Though I don't think I 'came in like a wrecking ball' in the sense that he chased me for quite some time before I gave in, got to know him on a personal level (not just physical attraction) and fell in love with him; I completely understand the 'all I ever wanted was to break your walls' (he had quite a few emotional issues which I felt not only prevented him from truly connecting with his own emotions, but also from connecting with someone else's emotions on a higher level (deeply in love) on top of unfortunate timing etc.). I kept devoting my entire self to him, all my love. At times I could not actually believe how much I loved this man; everything about him. I thought it was what he would eventually appreciate. Yet I think I pushed him too far when it became clear that there was something not right, 'unequal emotions' as you've stated. I felt like I was in the dark and that this was my only way out; trying to confront him, without response on his behalf; just passive excuses all the time. I just wanted to know where I stood but instead he chose to cower and run.

It also gave me an insight into how people truly are not always what they seem... I will never again judge some womanising matcho who may be hiding an overly sensitive heart of gold after discovering that the 'shy and caring' man I thought I knew, was not even capable of having an adult conversation to end things more delicately. Not to mention that I had suggested we end it a few times (against my will; hoping we find solutions) but he kept telling me he did not think it need come to that. He probably lied but I just wish he told me the truth.

I am not denying that a relationship is easy to end (I am truly the last person to even consider stating this) but after a couple years one would only hope that even if the relationship must end, that the mutual respect that existed throughout still remain until the end.

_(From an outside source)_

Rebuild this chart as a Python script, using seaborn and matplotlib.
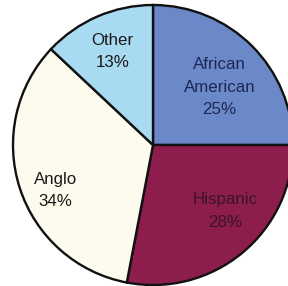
import matplotlib
matplotlib.use("Agg")
import numpy as np
import matplotlib.pyplot as plt
import seaborn as sns

sns.set_theme(style="white")
plt.rcParams["font.family"] = ["Liberation Sans", "DejaVu Sans"]

# slices, clockwise from 12 o'clock
groups = ["African\nAmerican", "Hispanic", "Anglo", "Other"]
shares = [25, 28, 34, 13]
colors = ["#6b88c8", "#8c1d4c", "#fdfbee", "#a8daf2"]
text_colors = ["#1c2a52", "#3a1526", "#1a1a1a", "#1a1a1a"]
# label placement inside each wedge (radius fraction, angle nudge in degrees)
label_r = [0.63, 0.70, 0.77, 0.73]
label_nudge = [-4, 8, 7, 0]

fig = plt.figure(figsize=(2.88, 2.86), dpi=100)
ax = fig.add_axes([13 / 288, 1 / 286, 280 / 288, 280 / 286])

labels = [f"{g}\n{s}%" for g, s in zip(groups, shares)]
wedges, texts = ax.pie(
    shares,
    labels=labels,
    colors=colors,
    startangle=90,
    counterclock=False,
    labeldistance=0.7,
    wedgeprops={"edgecolor": "#111111", "linewidth": 1.7},
    textprops={"fontsize": 12.2, "linespacing": 1.6},
)
for w, t, c, r, d in zip(wedges, texts, text_colors, label_r, label_nudge):
    mid = np.deg2rad((w.theta1 + w.theta2) / 2 + d)
    t.set_position((r * np.cos(mid), r * np.sin(mid)))
    t.set_horizontalalignment("center")
    t.set_verticalalignment("center")
    t.set_color(c)

ax.set_xlim(-1, 1)
ax.set_ylim(-1, 1)
ax.set_aspect("equal")
ax.axis("off")

fig.savefig("out.png", dpi=100)
plt.close(fig)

Strangely enough I then met a man who fell for me from the first time he met me. We have been together for over a year now but it took me a very long time to believe and trust him (and feel) after my last experience.

Regardless of my interpretation I think the lyrics here are surprisingly pretty deep and that this song will benefit both those who appreciate it for their own reasons and those who are trying to heal their past wounds. Music is a remedy!